**PROVIDED DATA**.
## begin

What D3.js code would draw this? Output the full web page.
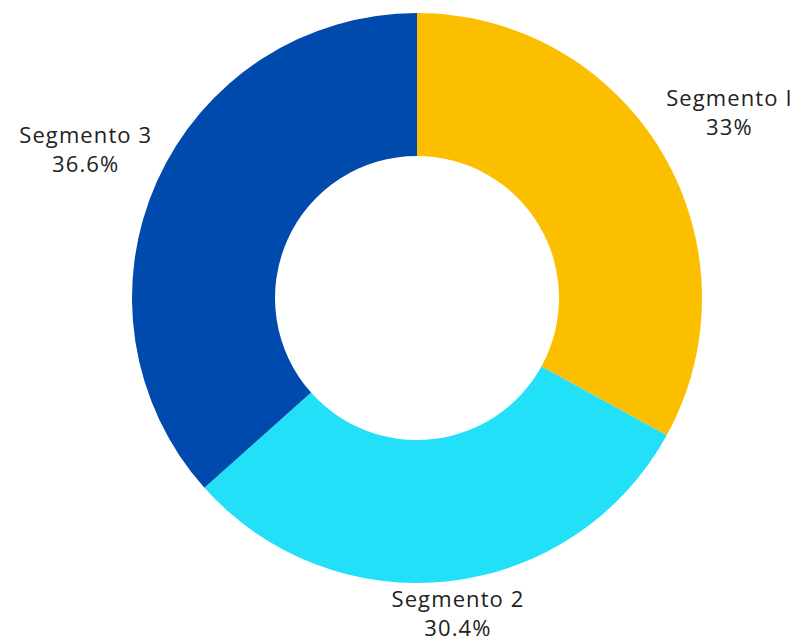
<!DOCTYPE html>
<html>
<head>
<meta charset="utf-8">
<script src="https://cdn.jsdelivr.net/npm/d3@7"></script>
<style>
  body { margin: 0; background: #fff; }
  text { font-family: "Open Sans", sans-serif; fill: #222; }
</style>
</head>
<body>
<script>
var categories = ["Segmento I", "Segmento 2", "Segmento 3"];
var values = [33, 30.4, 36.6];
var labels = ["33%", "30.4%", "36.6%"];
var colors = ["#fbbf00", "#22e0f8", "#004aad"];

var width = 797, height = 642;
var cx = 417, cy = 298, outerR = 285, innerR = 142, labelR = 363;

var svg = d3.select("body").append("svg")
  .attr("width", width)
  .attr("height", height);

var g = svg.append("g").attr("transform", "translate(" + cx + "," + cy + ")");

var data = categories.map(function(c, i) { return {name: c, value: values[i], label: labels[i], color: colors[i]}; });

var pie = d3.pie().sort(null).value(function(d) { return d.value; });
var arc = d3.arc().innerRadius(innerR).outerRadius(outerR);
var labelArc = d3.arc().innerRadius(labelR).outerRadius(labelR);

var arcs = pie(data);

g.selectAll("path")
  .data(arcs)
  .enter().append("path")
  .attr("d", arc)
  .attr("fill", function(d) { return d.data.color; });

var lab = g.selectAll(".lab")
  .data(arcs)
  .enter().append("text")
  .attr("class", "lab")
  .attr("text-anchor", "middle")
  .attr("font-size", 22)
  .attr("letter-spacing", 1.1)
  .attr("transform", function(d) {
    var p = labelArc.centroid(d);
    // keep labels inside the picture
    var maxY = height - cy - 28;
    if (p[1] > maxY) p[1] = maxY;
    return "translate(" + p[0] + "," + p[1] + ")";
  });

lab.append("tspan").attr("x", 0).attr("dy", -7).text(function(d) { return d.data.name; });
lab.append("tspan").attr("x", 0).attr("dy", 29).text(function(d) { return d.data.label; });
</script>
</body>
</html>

## end

**STATED EXERCISE**. Write out exactly the opening lines of the data, stopping after the line that holds "var data = categories.map(function(c, i)". Exclude pictures.

**SOLUTION**.
What D3.js code would draw this? Output the full web page.
<!DOCTYPE html>
<html>
<head>
<meta charset="utf-8">
<script src="https://cdn.jsdelivr.net/npm/d3@7"></script>
<style>
  body { margin: 0; background: #fff; }
  text { font-family: "Open Sans", sans-serif; fill: #222; }
</style>
</head>
<body>
<script>
var categories = ["Segmento I", "Segmento 2", "Segmento 3"];
var values = [33, 30.4, 36.6];
var labels = ["33%", "30.4%", "36.6%"];
var colors = ["#fbbf00", "#22e0f8", "#004aad"];

var width = 797, height = 642;
var cx = 417, cy = 298, outerR = 285, innerR = 142, labelR = 363;

var svg = d3.select("body").append("svg")
  .attr("width", width)
  .attr("height", height);

var g = svg.append("g").attr("transform", "translate(" + cx + "," + cy + ")");

var data = categories.map(function(c, i) { return {name: c, value: values[i], label: labels[i], color: colors[i]}; });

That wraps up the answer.